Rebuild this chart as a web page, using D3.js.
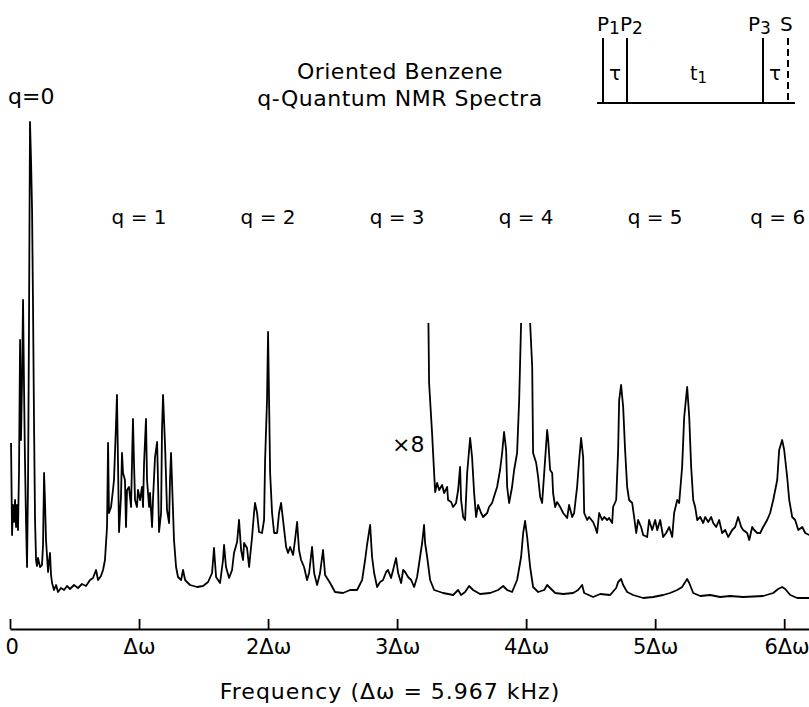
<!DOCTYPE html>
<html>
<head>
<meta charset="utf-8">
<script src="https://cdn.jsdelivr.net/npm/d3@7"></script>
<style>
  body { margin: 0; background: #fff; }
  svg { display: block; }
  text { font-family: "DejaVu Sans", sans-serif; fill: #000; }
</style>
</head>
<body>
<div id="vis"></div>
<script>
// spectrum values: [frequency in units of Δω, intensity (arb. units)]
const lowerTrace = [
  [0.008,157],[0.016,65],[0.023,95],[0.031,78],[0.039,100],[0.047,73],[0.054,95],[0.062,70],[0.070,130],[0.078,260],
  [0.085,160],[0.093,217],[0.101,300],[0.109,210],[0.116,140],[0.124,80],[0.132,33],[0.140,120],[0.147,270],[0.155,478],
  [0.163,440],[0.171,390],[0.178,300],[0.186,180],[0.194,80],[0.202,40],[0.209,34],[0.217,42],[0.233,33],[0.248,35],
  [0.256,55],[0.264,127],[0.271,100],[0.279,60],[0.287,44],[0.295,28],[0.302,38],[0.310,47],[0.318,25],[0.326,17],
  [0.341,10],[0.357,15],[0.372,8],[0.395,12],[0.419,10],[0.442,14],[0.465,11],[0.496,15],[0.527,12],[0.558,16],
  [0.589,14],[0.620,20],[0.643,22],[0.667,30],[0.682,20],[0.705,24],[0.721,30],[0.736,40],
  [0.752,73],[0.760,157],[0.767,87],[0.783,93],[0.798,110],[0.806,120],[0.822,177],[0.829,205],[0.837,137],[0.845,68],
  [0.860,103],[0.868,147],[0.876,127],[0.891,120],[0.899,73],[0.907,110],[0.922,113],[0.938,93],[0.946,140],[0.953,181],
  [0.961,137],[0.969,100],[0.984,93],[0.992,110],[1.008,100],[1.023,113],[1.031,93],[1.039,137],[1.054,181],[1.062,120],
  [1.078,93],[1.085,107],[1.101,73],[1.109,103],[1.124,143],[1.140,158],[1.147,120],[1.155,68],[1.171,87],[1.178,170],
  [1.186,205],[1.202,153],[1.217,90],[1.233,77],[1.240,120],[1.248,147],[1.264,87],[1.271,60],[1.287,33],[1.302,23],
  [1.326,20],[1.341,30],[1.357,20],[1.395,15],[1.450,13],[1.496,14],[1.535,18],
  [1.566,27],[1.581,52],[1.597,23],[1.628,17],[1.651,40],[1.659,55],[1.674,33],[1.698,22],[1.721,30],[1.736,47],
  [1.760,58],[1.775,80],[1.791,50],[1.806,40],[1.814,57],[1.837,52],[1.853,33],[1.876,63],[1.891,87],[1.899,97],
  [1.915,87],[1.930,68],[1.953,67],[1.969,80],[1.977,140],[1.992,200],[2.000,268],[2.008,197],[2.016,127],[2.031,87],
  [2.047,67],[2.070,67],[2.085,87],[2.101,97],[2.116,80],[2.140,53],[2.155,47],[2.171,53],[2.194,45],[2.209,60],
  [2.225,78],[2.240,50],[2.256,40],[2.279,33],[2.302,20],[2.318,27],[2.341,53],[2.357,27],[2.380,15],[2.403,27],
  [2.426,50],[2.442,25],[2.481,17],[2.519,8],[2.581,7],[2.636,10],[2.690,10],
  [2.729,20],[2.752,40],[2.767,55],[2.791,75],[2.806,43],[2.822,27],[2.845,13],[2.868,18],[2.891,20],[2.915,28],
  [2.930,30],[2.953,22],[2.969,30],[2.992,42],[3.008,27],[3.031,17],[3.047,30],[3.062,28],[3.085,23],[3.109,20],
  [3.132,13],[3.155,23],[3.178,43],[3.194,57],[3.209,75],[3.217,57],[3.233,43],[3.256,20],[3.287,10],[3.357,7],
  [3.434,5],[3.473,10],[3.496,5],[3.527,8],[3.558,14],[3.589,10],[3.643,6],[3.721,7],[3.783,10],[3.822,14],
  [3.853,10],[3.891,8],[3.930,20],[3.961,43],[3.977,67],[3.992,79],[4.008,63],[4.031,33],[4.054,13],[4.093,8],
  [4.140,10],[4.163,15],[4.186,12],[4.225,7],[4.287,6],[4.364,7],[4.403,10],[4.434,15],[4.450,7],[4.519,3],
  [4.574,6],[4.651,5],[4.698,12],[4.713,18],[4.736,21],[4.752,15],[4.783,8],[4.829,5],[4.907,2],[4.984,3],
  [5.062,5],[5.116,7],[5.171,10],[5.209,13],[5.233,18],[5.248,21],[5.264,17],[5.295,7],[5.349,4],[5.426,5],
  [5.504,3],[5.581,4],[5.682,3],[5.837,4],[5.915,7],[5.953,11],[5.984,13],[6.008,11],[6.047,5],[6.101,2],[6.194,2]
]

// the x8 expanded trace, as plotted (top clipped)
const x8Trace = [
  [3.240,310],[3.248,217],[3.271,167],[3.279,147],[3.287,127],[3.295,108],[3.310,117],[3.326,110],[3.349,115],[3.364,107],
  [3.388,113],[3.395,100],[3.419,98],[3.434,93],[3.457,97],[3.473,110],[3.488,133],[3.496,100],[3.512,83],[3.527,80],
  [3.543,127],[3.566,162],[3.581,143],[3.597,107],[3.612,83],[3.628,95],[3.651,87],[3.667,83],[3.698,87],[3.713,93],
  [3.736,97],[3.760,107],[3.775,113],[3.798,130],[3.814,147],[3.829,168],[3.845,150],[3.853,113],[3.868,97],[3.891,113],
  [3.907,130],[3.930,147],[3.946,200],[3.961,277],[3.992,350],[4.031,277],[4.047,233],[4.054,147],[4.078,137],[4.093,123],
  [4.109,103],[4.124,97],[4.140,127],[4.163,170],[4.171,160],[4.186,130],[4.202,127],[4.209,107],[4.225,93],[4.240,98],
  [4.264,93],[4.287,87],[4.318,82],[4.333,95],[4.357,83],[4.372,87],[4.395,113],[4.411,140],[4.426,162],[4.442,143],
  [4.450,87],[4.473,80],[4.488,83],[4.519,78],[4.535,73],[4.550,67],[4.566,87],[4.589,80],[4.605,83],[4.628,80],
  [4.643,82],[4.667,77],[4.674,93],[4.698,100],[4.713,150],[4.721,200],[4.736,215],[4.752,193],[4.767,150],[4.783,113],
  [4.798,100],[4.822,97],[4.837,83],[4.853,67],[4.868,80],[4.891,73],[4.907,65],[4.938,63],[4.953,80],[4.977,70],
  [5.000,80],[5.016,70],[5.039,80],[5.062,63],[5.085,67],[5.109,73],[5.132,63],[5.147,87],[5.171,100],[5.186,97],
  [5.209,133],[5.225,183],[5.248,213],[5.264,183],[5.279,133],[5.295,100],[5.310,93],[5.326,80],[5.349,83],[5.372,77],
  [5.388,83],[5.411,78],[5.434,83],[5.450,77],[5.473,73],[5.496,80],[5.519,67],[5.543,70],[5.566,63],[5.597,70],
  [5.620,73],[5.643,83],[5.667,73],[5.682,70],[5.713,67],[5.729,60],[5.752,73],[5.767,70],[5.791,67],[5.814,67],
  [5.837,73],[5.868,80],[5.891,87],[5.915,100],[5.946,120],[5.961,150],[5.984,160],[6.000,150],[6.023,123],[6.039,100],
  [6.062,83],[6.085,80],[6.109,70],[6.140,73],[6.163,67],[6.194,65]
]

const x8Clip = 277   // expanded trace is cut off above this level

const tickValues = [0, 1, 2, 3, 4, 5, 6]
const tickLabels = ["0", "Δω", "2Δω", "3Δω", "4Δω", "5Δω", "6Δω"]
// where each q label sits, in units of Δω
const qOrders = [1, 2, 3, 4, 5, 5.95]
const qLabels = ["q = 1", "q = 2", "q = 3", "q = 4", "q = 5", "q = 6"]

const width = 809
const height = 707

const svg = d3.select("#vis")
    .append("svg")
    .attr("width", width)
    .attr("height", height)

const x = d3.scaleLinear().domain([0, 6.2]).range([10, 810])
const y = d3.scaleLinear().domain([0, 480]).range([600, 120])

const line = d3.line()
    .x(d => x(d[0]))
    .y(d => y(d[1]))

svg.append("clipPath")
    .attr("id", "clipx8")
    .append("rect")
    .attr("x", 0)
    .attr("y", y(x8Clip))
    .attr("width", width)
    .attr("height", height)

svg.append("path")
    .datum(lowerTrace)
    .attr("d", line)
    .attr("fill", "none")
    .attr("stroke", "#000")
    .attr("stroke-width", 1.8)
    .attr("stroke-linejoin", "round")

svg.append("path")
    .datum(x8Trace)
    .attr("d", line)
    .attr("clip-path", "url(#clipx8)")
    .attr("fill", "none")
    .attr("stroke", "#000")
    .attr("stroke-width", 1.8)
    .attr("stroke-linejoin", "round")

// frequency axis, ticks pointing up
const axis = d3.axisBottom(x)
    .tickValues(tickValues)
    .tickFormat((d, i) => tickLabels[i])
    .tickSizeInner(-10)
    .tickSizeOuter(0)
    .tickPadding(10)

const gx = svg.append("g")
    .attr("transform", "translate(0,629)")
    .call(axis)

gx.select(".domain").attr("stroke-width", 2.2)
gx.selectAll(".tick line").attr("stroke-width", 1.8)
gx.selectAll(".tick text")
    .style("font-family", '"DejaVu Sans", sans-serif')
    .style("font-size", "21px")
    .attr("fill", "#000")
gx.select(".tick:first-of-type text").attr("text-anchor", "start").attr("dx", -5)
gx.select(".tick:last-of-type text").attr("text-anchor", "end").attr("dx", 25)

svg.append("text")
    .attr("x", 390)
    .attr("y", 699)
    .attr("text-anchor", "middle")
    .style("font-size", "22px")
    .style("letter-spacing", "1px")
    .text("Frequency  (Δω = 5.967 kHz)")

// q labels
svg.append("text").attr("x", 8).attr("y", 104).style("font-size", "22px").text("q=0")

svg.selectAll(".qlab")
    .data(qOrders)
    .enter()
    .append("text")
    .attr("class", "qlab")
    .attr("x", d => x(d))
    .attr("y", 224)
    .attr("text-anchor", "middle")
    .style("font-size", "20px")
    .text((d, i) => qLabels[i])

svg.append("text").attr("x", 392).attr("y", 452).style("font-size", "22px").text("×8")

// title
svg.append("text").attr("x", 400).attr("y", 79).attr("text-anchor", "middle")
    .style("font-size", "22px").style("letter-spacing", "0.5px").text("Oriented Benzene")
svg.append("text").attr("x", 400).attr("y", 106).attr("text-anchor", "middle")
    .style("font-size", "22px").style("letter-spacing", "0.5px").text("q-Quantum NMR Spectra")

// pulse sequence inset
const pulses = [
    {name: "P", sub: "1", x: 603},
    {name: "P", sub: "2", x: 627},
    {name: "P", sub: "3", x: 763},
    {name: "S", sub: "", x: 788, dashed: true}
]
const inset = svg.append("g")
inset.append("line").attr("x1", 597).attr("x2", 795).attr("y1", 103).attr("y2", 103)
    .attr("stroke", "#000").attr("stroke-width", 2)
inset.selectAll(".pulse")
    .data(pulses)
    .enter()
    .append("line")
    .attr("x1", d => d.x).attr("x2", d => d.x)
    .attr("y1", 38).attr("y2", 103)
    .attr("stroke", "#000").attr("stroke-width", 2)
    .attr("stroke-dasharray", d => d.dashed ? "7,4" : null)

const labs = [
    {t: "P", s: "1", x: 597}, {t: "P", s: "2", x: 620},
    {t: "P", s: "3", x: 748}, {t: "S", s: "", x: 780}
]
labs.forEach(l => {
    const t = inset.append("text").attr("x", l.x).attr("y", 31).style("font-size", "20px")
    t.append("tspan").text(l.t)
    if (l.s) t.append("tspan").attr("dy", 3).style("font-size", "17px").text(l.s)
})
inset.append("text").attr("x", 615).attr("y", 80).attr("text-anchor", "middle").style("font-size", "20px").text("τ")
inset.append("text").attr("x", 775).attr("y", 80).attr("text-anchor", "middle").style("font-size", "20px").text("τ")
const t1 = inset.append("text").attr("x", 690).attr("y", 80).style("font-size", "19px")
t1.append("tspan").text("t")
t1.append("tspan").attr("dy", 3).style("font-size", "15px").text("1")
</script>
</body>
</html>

*-*-*

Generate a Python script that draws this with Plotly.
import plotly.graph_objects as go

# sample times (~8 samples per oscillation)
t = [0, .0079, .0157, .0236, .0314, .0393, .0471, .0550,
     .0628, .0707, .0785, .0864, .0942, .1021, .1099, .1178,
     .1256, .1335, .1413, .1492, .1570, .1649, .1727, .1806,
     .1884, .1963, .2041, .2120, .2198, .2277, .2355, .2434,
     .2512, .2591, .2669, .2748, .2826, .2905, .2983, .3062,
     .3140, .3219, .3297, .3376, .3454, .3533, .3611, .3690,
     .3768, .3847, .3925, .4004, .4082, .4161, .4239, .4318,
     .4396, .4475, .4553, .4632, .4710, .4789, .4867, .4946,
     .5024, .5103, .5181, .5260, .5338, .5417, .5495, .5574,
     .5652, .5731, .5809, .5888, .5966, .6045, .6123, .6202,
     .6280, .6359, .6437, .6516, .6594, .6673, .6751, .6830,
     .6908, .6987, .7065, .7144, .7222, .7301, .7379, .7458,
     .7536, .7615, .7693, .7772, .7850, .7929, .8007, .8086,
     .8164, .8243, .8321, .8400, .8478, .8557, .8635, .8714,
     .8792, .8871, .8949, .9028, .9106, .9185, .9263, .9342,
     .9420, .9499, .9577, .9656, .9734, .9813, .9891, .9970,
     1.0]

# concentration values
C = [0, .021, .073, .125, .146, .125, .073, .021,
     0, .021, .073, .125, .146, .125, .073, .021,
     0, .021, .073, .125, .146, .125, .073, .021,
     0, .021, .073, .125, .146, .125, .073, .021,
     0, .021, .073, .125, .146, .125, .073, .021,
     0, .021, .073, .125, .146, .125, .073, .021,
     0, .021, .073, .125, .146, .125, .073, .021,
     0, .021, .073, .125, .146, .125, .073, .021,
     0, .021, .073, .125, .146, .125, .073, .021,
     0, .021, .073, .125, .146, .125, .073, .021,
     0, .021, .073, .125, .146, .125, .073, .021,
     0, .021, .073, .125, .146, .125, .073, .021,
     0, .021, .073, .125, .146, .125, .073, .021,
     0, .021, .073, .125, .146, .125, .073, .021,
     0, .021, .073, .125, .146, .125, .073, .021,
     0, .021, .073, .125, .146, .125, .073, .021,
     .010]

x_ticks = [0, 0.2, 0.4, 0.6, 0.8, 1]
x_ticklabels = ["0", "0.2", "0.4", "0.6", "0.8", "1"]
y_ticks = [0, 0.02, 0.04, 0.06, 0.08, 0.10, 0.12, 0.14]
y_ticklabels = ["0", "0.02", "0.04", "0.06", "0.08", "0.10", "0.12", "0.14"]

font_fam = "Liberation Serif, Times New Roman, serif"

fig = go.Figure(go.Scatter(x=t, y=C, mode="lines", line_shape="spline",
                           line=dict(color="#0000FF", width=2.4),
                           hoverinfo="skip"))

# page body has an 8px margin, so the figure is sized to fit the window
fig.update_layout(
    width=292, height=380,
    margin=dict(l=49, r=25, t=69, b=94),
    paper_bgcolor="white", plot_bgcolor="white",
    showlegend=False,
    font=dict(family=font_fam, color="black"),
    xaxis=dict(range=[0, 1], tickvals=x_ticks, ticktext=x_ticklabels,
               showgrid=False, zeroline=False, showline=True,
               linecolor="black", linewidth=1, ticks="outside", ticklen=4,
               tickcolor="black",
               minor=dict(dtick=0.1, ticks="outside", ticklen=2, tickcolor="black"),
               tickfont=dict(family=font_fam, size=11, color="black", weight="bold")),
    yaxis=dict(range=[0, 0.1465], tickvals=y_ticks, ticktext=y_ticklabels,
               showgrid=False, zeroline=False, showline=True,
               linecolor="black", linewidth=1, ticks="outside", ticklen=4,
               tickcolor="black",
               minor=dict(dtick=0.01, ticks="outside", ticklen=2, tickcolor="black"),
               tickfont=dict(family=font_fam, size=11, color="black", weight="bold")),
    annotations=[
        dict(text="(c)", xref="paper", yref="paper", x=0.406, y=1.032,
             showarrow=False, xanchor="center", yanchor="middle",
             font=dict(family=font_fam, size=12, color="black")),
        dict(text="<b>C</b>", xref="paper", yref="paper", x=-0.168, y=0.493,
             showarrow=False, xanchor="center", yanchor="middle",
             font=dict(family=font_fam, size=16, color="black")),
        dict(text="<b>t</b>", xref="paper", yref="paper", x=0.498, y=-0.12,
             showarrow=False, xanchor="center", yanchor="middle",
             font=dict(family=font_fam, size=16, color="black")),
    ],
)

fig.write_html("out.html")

*-*-*

EXERCISE: Everything from the line containing "Generate a Python" down to the line containing "import plotly.graph_objects as go" should be retyped exactly, both lines included, and nothing more.

FINISHED ANSWER:
Generate a Python script that draws this with Plotly.
import plotly.graph_objects as go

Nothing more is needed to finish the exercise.